>>>

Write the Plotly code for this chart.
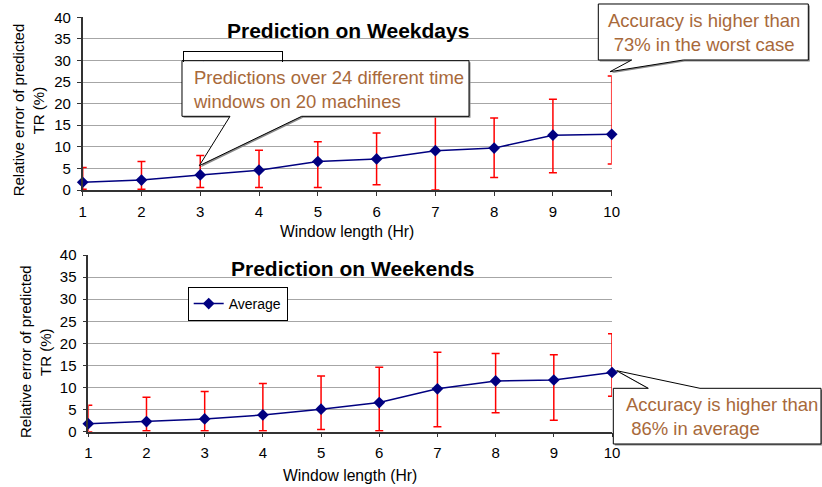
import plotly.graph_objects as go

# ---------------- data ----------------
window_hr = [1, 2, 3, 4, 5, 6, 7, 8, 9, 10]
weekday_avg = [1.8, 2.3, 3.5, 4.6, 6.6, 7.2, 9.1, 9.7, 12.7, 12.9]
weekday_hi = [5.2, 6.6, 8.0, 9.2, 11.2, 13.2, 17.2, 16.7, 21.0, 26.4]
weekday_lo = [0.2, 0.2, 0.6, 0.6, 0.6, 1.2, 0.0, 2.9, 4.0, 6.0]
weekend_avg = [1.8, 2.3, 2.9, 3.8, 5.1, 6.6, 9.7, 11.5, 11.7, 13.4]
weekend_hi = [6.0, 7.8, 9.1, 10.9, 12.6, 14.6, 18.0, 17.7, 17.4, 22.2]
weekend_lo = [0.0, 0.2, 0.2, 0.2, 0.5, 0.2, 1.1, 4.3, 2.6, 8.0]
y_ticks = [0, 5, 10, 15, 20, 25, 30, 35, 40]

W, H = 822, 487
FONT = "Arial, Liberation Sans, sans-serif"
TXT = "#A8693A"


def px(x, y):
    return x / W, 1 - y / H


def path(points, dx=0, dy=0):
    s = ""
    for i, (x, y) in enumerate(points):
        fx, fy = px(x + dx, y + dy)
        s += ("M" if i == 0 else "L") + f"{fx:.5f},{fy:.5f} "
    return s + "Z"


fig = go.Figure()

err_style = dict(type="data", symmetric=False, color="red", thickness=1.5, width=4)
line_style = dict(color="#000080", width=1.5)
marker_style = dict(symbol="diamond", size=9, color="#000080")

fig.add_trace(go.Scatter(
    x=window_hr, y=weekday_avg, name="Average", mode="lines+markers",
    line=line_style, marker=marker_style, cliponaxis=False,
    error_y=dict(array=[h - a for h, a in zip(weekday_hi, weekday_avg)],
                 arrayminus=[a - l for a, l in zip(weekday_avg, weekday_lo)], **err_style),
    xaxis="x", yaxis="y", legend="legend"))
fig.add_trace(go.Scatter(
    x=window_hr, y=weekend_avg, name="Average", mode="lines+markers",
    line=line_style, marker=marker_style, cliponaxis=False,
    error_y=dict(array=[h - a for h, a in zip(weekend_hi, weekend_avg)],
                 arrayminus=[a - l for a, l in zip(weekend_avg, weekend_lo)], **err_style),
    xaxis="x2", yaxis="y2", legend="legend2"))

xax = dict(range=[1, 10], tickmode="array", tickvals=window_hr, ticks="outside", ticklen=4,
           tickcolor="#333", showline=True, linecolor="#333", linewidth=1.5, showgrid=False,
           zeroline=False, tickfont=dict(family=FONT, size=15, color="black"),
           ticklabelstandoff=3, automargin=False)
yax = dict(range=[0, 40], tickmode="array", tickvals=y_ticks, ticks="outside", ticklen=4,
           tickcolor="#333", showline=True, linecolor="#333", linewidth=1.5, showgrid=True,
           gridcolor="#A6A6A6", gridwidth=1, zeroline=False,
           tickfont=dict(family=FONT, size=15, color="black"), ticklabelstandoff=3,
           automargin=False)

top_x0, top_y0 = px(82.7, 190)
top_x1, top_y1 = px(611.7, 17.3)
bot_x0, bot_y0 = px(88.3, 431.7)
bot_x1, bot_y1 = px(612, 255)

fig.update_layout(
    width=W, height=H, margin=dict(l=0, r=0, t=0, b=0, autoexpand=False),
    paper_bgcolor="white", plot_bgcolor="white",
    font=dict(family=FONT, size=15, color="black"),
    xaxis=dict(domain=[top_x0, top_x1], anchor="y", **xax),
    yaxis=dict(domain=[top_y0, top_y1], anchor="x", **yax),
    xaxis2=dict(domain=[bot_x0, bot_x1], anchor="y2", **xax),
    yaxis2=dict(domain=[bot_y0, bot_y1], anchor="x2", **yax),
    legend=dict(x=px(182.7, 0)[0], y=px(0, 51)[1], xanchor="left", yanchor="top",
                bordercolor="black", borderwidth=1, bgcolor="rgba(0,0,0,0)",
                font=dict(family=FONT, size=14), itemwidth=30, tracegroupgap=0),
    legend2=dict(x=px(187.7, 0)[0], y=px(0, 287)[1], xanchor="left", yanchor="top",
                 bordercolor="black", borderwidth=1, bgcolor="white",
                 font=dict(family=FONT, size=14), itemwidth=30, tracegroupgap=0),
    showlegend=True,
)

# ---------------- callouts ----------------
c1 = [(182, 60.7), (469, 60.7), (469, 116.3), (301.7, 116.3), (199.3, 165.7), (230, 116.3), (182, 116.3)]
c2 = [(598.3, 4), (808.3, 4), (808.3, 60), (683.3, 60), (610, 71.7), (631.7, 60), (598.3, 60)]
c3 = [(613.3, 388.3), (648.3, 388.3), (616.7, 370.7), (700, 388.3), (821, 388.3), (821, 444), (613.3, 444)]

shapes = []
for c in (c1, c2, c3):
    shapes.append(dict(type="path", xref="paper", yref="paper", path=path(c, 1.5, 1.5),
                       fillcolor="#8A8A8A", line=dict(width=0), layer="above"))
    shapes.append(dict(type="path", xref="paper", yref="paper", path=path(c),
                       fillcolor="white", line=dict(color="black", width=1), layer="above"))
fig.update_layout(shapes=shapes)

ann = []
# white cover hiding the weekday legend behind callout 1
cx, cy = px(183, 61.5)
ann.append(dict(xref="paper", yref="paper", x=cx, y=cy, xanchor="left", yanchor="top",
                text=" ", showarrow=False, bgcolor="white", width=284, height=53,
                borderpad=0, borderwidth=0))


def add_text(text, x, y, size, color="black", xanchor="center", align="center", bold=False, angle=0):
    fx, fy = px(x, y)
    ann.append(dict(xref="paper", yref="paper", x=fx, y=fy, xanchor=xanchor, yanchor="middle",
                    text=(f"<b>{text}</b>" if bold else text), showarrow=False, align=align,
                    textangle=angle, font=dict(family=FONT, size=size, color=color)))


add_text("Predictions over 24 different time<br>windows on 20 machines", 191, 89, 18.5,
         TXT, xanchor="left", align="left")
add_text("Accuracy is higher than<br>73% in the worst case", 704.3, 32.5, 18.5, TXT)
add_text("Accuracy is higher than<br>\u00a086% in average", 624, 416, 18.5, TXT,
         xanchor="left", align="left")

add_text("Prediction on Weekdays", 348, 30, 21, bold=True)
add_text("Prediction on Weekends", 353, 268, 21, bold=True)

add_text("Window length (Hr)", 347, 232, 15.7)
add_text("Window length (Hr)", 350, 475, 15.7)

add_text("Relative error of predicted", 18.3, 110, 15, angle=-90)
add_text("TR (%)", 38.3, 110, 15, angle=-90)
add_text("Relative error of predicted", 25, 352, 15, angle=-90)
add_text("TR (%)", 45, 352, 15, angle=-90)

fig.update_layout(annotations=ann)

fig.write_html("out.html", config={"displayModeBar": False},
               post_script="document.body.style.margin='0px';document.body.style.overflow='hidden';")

<<<

- Exercise details: Every line of text is to be repeated exactly; pictures are left out.

- Output:
Write the Plotly code for this chart.
import plotly.graph_objects as go

# ---------------- data ----------------
window_hr = [1, 2, 3, 4, 5, 6, 7, 8, 9, 10]
weekday_avg = [1.8, 2.3, 3.5, 4.6, 6.6, 7.2, 9.1, 9.7, 12.7, 12.9]
weekday_hi = [5.2, 6.6, 8.0, 9.2, 11.2, 13.2, 17.2, 16.7, 21.0, 26.4]
weekday_lo = [0.2, 0.2, 0.6, 0.6, 0.6, 1.2, 0.0, 2.9, 4.0, 6.0]
weekend_avg = [1.8, 2.3, 2.9, 3.8, 5.1, 6.6, 9.7, 11.5, 11.7, 13.4]
weekend_hi = [6.0, 7.8, 9.1, 10.9, 12.6, 14.6, 18.0, 17.7, 17.4, 22.2]
weekend_lo = [0.0, 0.2, 0.2, 0.2, 0.5, 0.2, 1.1, 4.3, 2.6, 8.0]
y_ticks = [0, 5, 10, 15, 20, 25, 30, 35, 40]

W, H = 822, 487
FONT = "Arial, Liberation Sans, sans-serif"
TXT = "#A8693A"


def px(x, y):
    return x / W, 1 - y / H


def path(points, dx=0, dy=0):
    s = ""
    for i, (x, y) in enumerate(points):
        fx, fy = px(x + dx, y + dy)
        s += ("M" if i == 0 else "L") + f"{fx:.5f},{fy:.5f} "
    return s + "Z"


fig = go.Figure()

err_style = dict(type="data", symmetric=False, color="red", thickness=1.5, width=4)
line_style = dict(color="#000080", width=1.5)
marker_style = dict(symbol="diamond", size=9, color="#000080")

fig.add_trace(go.Scatter(
    x=window_hr, y=weekday_avg, name="Average", mode="lines+markers",
    line=line_style, marker=marker_style, cliponaxis=False,
    error_y=dict(array=[h - a for h, a in zip(weekday_hi, weekday_avg)],
                 arrayminus=[a - l for a, l in zip(weekday_avg, weekday_lo)], **err_style),
    xaxis="x", yaxis="y", legend="legend"))
fig.add_trace(go.Scatter(
    x=window_hr, y=weekend_avg, name="Average", mode="lines+markers",
    line=line_style, marker=marker_style, cliponaxis=False,
    error_y=dict(array=[h - a for h, a in zip(weekend_hi, weekend_avg)],
                 arrayminus=[a - l for a, l in zip(weekend_avg, weekend_lo)], **err_style),
    xaxis="x2", yaxis="y2", legend="legend2"))

xax = dict(range=[1, 10], tickmode="array", tickvals=window_hr, ticks="outside", ticklen=4,
           tickcolor="#333", showline=True, linecolor="#333", linewidth=1.5, showgrid=False,
           zeroline=False, tickfont=dict(family=FONT, size=15, color="black"),
           ticklabelstandoff=3, automargin=False)
yax = dict(range=[0, 40], tickmode="array", tickvals=y_ticks, ticks="outside", ticklen=4,
           tickcolor="#333", showline=True, linecolor="#333", linewidth=1.5, showgrid=True,
           gridcolor="#A6A6A6", gridwidth=1, zeroline=False,
           tickfont=dict(family=FONT, size=15, color="black"), ticklabelstandoff=3,
           automargin=False)

top_x0, top_y0 = px(82.7, 190)
top_x1, top_y1 = px(611.7, 17.3)
bot_x0, bot_y0 = px(88.3, 431.7)
bot_x1, bot_y1 = px(612, 255)

fig.update_layout(
    width=W, height=H, margin=dict(l=0, r=0, t=0, b=0, autoexpand=False),
    paper_bgcolor="white", plot_bgcolor="white",
    font=dict(family=FONT, size=15, color="black"),
    xaxis=dict(domain=[top_x0, top_x1], anchor="y", **xax),
    yaxis=dict(domain=[top_y0, top_y1], anchor="x", **yax),
    xaxis2=dict(domain=[bot_x0, bot_x1], anchor="y2", **xax),
    yaxis2=dict(domain=[bot_y0, bot_y1], anchor="x2", **yax),
    legend=dict(x=px(182.7, 0)[0], y=px(0, 51)[1], xanchor="left", yanchor="top",
                bordercolor="black", borderwidth=1, bgcolor="rgba(0,0,0,0)",
                font=dict(family=FONT, size=14), itemwidth=30, tracegroupgap=0),
    legend2=dict(x=px(187.7, 0)[0], y=px(0, 287)[1], xanchor="left", yanchor="top",
                 bordercolor="black", borderwidth=1, bgcolor="white",
                 font=dict(family=FONT, size=14), itemwidth=30, tracegroupgap=0),
    showlegend=True,
)

# ---------------- callouts ----------------
c1 = [(182, 60.7), (469, 60.7), (469, 116.3), (301.7, 116.3), (199.3, 165.7), (230, 116.3), (182, 116.3)]
c2 = [(598.3, 4), (808.3, 4), (808.3, 60), (683.3, 60), (610, 71.7), (631.7, 60), (598.3, 60)]
c3 = [(613.3, 388.3), (648.3, 388.3), (616.7, 370.7), (700, 388.3), (821, 388.3), (821, 444), (613.3, 444)]

shapes = []
for c in (c1, c2, c3):
    shapes.append(dict(type="path", xref="paper", yref="paper", path=path(c, 1.5, 1.5),
                       fillcolor="#8A8A8A", line=dict(width=0), layer="above"))
    shapes.append(dict(type="path", xref="paper", yref="paper", path=path(c),
                       fillcolor="white", line=dict(color="black", width=1), layer="above"))
fig.update_layout(shapes=shapes)

ann = []
# white cover hiding the weekday legend behind callout 1
cx, cy = px(183, 61.5)
ann.append(dict(xref="paper", yref="paper", x=cx, y=cy, xanchor="left", yanchor="top",
                text=" ", showarrow=False, bgcolor="white", width=284, height=53,
                borderpad=0, borderwidth=0))


def add_text(text, x, y, size, color="black", xanchor="center", align="center", bold=False, angle=0):
    fx, fy = px(x, y)
    ann.append(dict(xref="paper", yref="paper", x=fx, y=fy, xanchor=xanchor, yanchor="middle",
                    text=(f"<b>{text}</b>" if bold else text), showarrow=False, align=align,
                    textangle=angle, font=dict(family=FONT, size=size, color=color)))


add_text("Predictions over 24 different time<br>windows on 20 machines", 191, 89, 18.5,
         TXT, xanchor="left", align="left")
add_text("Accuracy is higher than<br>73% in the worst case", 704.3, 32.5, 18.5, TXT)
add_text("Accuracy is higher than<br>\u00a086% in average", 624, 416, 18.5, TXT,
         xanchor="left", align="left")

add_text("Prediction on Weekdays", 348, 30, 21, bold=True)
add_text("Prediction on Weekends", 353, 268, 21, bold=True)

add_text("Window length (Hr)", 347, 232, 15.7)
add_text("Window length (Hr)", 350, 475, 15.7)

add_text("Relative error of predicted", 18.3, 110, 15, angle=-90)
add_text("TR (%)", 38.3, 110, 15, angle=-90)
add_text("Relative error of predicted", 25, 352, 15, angle=-90)
add_text("TR (%)", 45, 352, 15, angle=-90)

fig.update_layout(annotations=ann)

fig.write_html("out.html", config={"displayModeBar": False},
               post_script="document.body.style.margin='0px';document.body.style.overflow='hidden';")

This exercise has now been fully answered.